La production plastique au cœur des divergences
Une étude publiée en octobre dernier par l’OCDE conclut pourtant que des politiques strictes sont inévitables pour atteindre l’objectif de l’accord. Sans ça, la production plastique qui se situait en 2020 à 435 millions de tonnes pourrait augmenter de 70%, dépassant ainsi les 700 millions de tonnes en 2040. “Notre analyse montre que des politiques ambitieuses couvrant l’ensemble du cycle de vie des plastiques, si elles sont mises en œuvre à l’échelle mondiale, pourraient pratiquement éliminer la pollution plastique d’ici 2040”, affirme Jo Tyndall, directrice de l’environnement à l’OCDE, dans un communiqué. C’est la ligne tenue par une soixantaine d’Etats dont l’Union européenne, le Mexique, l’Australie ou encore le Japon, réunis sous la bannière d’une Coalition de la haute ambition.
Parmi celle-ci, le Rwanda et le Pérou avaient déposé lors de la session d’Ottawa une motion proposant de réduire la production de plastique de 40% d’ici 2040, par rapport à 2025. Si ce chiffre peut paraître ambitieux, une étude commandée par l’Environmental Investigation Agency juge qu’il ne suffirait pas à s’aligner sur la trajectoire de +1,5°C prévue par l’Accord de Paris. La mesure pourrait néanmoins servir de base aux discussions pour cette cinquième et dernière session selon les observateurs.
Les Etats-Unis observés de près
Restent entre les deux blocs les “swing states”, ces Etats qui pourraient faire basculer les négociations d’un côté ou de l’autre. Le Brésil, l’Inde et la Chine en font partie, tout comme les Etats-Unis dont le futur gouvernement soulève de multiples incertitudes. Durant l’été, les négociateurs américains, jusqu’ici neutres, avaient finalement annoncé soutenir l’inclusion de la réduction de la production plastique dans le traité. Mais même si c’est bien l’administration Biden qui prend aujourd’hui place autour de la table des négociations à Busan, ces avancées pourraient être de courte durée.
“Sous une administration Trump, il ne fait aucun doute que les Etats-Unis se rangeraient du côté de la Russie, des Saoudiens, des autres Etats pétroliers”, estimait début novembre Jared Huffman, membre du Congrès américain, interrogé par le média Politico. Si les discussions venaient à être prolongées au-delà de janvier 2025, date à laquelle l’administration Trump prendra ses fonctions, les Etats-Unis pourraient revenir sur leurs engagements. La ratification de l’accord devrait également être remise en cause. Face à la crainte d’une délégation paralysée par la situation, la Plastic Pollution Coalition, dont l’objectif est de mettre un terme à la pollution plastique, exhorte malgré tout “l’équipe de négociation américaine à maintenir et à élargir ses ambitions”.

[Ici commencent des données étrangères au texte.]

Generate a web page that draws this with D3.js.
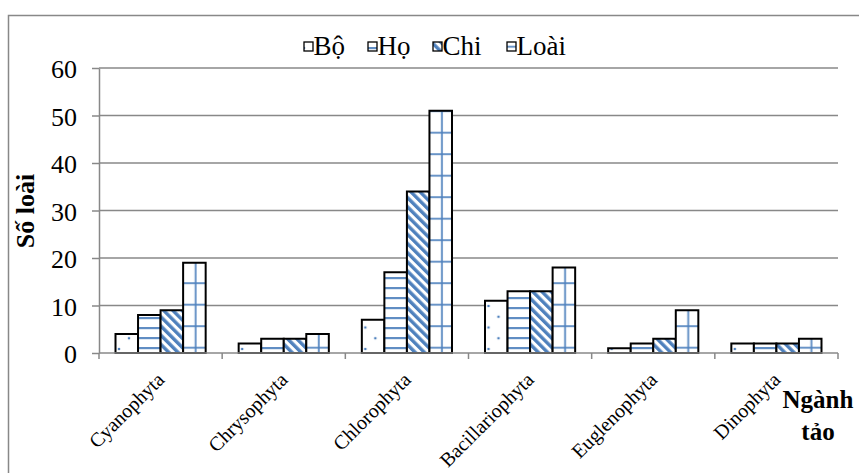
<!DOCTYPE html>
<html>
<head>
<meta charset="utf-8">
<script src="https://cdn.jsdelivr.net/npm/d3@7"></script>
<style>
  html, body { margin: 0; padding: 0; background: #fff; }
  svg { display: block; }
  svg text { font-family: 'Liberation Serif' !important; }
</style>
</head>
<body>
<svg id="chart" width="859" height="473"></svg>
<script>
// Phyla of algae and taxon counts per phylum
const categories = ["Cyanophyta", "Chrysophyta", "Chlorophyta", "Bacillariophyta", "Euglenophyta", "Dinophyta"];
const seriesNames = ["Bộ", "Họ", "Chi", "Loài"];
const boValues   = [4, 2, 7, 11, 1, 2];
const hoValues   = [8, 3, 17, 13, 2, 2];
const chiValues  = [9, 3, 34, 13, 3, 2];
const loaiValues = [19, 4, 51, 18, 9, 3];
const yTicks = [0, 10, 20, 30, 40, 50, 60];
const yTitle = "Số loài";
const xTitle = ["Ngành", "tảo"];

const seriesValues = [boValues, hoValues, chiValues, loaiValues];
const rows = categories.map((c, i) => ({
  cat: c,
  vals: seriesNames.map((s, j) => ({ key: s, value: seriesValues[j][i] }))
}));

const FONT = "'Liberation Serif'";
const svg = d3.select("#chart");
const blue = "#4F81BD";
const grid = "#888888";

const plot = { left: 99, right: 838, top: 68, bottom: 353 };

// text helper: every label gets the serif face set inline
function serif(sel, size, weight) {
  return sel.attr("font-family", FONT)
    .style("font-family", FONT)
    .attr("font-size", size)
    .style("font-size", size + "px")
    .style("font-weight", weight || "normal");
}

// ---- fill patterns ----
const defs = svg.append("defs");

// Bộ: sparse dots
const pDots = defs.append("pattern").attr("id", "pat-0")
  .attr("patternUnits", "userSpaceOnUse").attr("width", 20).attr("height", 21.5)
  .attr("x", 0).attr("y", 5);
pDots.append("rect").attr("width", 20).attr("height", 21.5).attr("fill", "#fff");
[[0, 0], [20, 0], [0, 21.5], [20, 21.5], [10, 10.75]].forEach(([cx, cy]) => {
  pDots.append("circle").attr("cx", cx).attr("cy", cy).attr("r", 1.3).attr("fill", blue);
});

// Họ: horizontal lines
const pH = defs.append("pattern").attr("id", "pat-1")
  .attr("patternUnits", "userSpaceOnUse").attr("width", 10).attr("height", 10).attr("y", 3);
pH.append("rect").attr("width", 10).attr("height", 10).attr("fill", "#fff");
pH.append("rect").attr("y", 4).attr("width", 10).attr("height", 2.2).attr("fill", blue).attr("opacity", 0.9);

// Chi: wide diagonal stripes
const pD = defs.append("pattern").attr("id", "pat-2")
  .attr("patternUnits", "userSpaceOnUse").attr("width", 6.5).attr("height", 6.5)
  .attr("patternTransform", "rotate(-45)");
pD.append("rect").attr("width", 6.5).attr("height", 6.5).attr("fill", "#fff");
pD.append("rect").attr("width", 3.4).attr("height", 6.5).attr("fill", blue);

// Loài: large grid
const pG = defs.append("pattern").attr("id", "pat-3")
  .attr("patternUnits", "userSpaceOnUse").attr("width", 21.5).attr("height", 21.5)
  .attr("x", 0).attr("y", 2.7);
pG.append("rect").attr("width", 21.5).attr("height", 21.5).attr("fill", "#fff");
pG.append("rect").attr("x", 9.6).attr("width", 2).attr("height", 21.5).attr("fill", blue).attr("opacity", 0.85);
pG.append("rect").attr("y", 0).attr("width", 21.5).attr("height", 2).attr("fill", blue).attr("opacity", 0.85);

// ---- outer frame ----
svg.append("rect")
  .attr("x", 8.5).attr("y", 15.5).attr("width", 900).attr("height", 900)
  .attr("fill", "none").attr("stroke", grid).attr("stroke-width", 1.5);

// ---- scales ----
const x0 = d3.scaleBand().domain(categories).range([plot.left, plot.right]).padding(0);
const bw = x0.bandwidth();
const groupInset = bw * 0.134;
const x1 = d3.scaleBand().domain(seriesNames).range([groupInset, bw - groupInset]).padding(0);
const y = d3.scaleLinear().domain([0, 60]).range([plot.bottom, plot.top]);

// ---- gridlines ----
svg.append("g").selectAll("line").data(yTicks.filter(t => t > 0)).join("line")
  .attr("x1", plot.left).attr("x2", plot.right)
  .attr("y1", d => y(d)).attr("y2", d => y(d))
  .attr("stroke", grid).attr("stroke-width", 1.5);

// ---- y axis ----
const yAxis = svg.append("g").attr("transform", `translate(${plot.left},0)`)
  .call(d3.axisLeft(y).tickValues(yTicks).tickSize(7).tickPadding(15).tickSizeOuter(0));
yAxis.attr("font-family", null).attr("font-size", null);
yAxis.select(".domain").attr("stroke", grid).attr("stroke-width", 1.5);
yAxis.selectAll(".tick line").attr("stroke", grid).attr("stroke-width", 1.5);
serif(yAxis.selectAll(".tick text"), 26).attr("fill", "#000").attr("dy", "0.38em");

// ---- bars ----
const groups = svg.append("g").selectAll("g").data(rows).join("g")
  .attr("transform", d => `translate(${x0(d.cat)},0)`);
groups.selectAll("rect").data(d => d.vals).join("rect")
  .attr("x", d => x1(d.key))
  .attr("y", d => y(d.value))
  .attr("width", x1.bandwidth())
  .attr("height", d => y(0) - y(d.value))
  .attr("fill", (d, i) => `url(#pat-${i})`)
  .attr("stroke", "#000").attr("stroke-width", 2);

// ---- x axis ----
const xAxis = svg.append("g");
xAxis.append("line")
  .attr("x1", plot.left).attr("x2", plot.right)
  .attr("y1", y(0)).attr("y2", y(0))
  .attr("stroke", grid).attr("stroke-width", 1.5);
const bounds = categories.map(c => x0(c)).concat([plot.right]);
xAxis.selectAll("line.tk").data(bounds).join("line").attr("class", "tk")
  .attr("x1", d => d).attr("x2", d => d)
  .attr("y1", y(0)).attr("y2", y(0) + 6)
  .attr("stroke", grid).attr("stroke-width", 1.5);
serif(xAxis.selectAll("text").data(categories).join("text"), 20)
  .attr("transform", d => `translate(${x0(d) + bw / 2 + 5},381) rotate(-45)`)
  .attr("text-anchor", "end")
  .text(d => d);

// ---- axis titles ----
serif(svg.append("text"), 26, "bold")
  .attr("transform", "translate(34,211) rotate(-90)")
  .attr("text-anchor", "middle")
  .text(yTitle);
xTitle.forEach((t, i) => {
  serif(svg.append("text"), 25, "bold")
    .attr("x", 818).attr("y", 408 + i * 32)
    .attr("text-anchor", "middle")
    .text(t);
});

// ---- legend ----
const legendX = [304, 368, 433, 507];
const legend = svg.append("g").selectAll("g").data(seriesNames).join("g")
  .attr("transform", (d, i) => `translate(${legendX[i]},0)`);
legend.append("rect")
  .attr("x", 0).attr("y", 42).attr("width", 9).attr("height", 9)
  .attr("fill", (d, i) => `url(#pat-${i})`)
  .attr("stroke", "#000").attr("stroke-width", 1.3);
serif(legend.append("text"), 27)
  .attr("x", 9.5).attr("y", 54.5)
  .text(d => d);
</script>
</body>
</html>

“La manière dont les Etats-Unis abordent l’INC-5 façonnera l’ambition et l’action internationales en matière de plastiques pendant des décennies, que les Etats-Unis soient ou non partie au traité”, écrit-elle. Cette semaine s’annonce ainsi déterminante. Mais alors que la tâche semble considérable face au temps à disposition des délégations et aux divergences entre les pays, certains observateurs s’inquiètent d’un potentiel report du processus de négociations. Pour l’Iddri, approuver le traité avant la fin de l’année 2024, comme le prévoyait l’Assemblée des Nations unies pour l’environnement, semble ainsi “de plus en plus hors de portée.”